§ GIVEN DATA:

▬▬▬

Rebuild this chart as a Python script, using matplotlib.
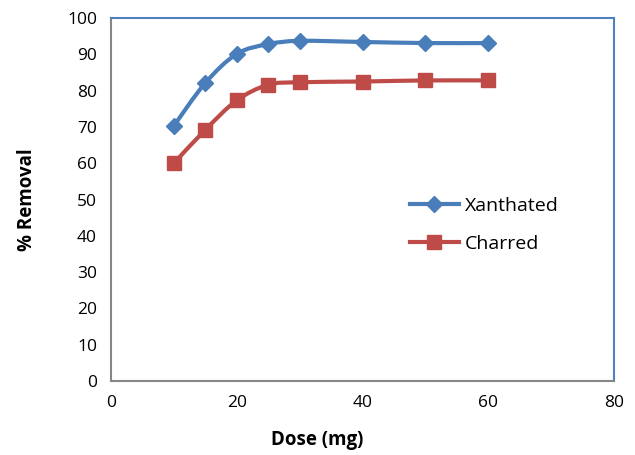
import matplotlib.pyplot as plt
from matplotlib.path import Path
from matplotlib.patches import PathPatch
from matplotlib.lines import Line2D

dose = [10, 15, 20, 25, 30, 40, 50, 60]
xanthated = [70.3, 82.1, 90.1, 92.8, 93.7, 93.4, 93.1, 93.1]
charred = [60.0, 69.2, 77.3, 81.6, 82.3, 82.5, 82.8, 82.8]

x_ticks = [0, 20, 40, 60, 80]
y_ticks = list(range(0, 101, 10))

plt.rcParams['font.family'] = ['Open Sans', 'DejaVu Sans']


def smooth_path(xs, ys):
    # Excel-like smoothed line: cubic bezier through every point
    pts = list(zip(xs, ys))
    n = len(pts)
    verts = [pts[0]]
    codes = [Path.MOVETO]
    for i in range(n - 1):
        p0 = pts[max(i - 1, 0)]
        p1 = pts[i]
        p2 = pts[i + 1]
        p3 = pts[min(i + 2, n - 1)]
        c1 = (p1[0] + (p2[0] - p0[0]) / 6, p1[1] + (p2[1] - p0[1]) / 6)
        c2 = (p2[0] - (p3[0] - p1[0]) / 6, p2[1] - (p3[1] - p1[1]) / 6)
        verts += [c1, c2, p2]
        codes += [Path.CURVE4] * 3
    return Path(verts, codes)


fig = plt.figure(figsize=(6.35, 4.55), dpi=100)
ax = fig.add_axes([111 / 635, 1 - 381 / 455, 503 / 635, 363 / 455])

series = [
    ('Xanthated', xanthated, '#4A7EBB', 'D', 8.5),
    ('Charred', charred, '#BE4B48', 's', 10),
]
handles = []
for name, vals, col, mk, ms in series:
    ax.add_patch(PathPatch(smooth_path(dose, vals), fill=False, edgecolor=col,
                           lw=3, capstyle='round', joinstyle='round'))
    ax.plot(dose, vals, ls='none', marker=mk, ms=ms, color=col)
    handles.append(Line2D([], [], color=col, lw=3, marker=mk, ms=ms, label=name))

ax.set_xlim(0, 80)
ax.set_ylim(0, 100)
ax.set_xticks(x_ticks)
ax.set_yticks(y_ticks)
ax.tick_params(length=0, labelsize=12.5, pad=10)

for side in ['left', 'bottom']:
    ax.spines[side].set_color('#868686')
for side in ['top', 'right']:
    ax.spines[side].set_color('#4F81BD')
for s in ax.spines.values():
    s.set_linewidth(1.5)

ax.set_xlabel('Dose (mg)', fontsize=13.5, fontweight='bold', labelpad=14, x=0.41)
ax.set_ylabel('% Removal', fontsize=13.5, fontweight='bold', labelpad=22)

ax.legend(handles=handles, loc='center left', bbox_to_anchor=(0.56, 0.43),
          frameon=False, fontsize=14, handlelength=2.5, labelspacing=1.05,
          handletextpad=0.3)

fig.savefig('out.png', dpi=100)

▬▬▬

Print the data above verbatim from the first line through the line holding "plt.rcParams['font.family'] = ['Open", leaving every picture out.

§ TASK SOLUTION:
Rebuild this chart as a Python script, using matplotlib.
import matplotlib.pyplot as plt
from matplotlib.path import Path
from matplotlib.patches import PathPatch
from matplotlib.lines import Line2D

dose = [10, 15, 20, 25, 30, 40, 50, 60]
xanthated = [70.3, 82.1, 90.1, 92.8, 93.7, 93.4, 93.1, 93.1]
charred = [60.0, 69.2, 77.3, 81.6, 82.3, 82.5, 82.8, 82.8]

x_ticks = [0, 20, 40, 60, 80]
y_ticks = list(range(0, 101, 10))

plt.rcParams['font.family'] = ['Open Sans', 'DejaVu Sans']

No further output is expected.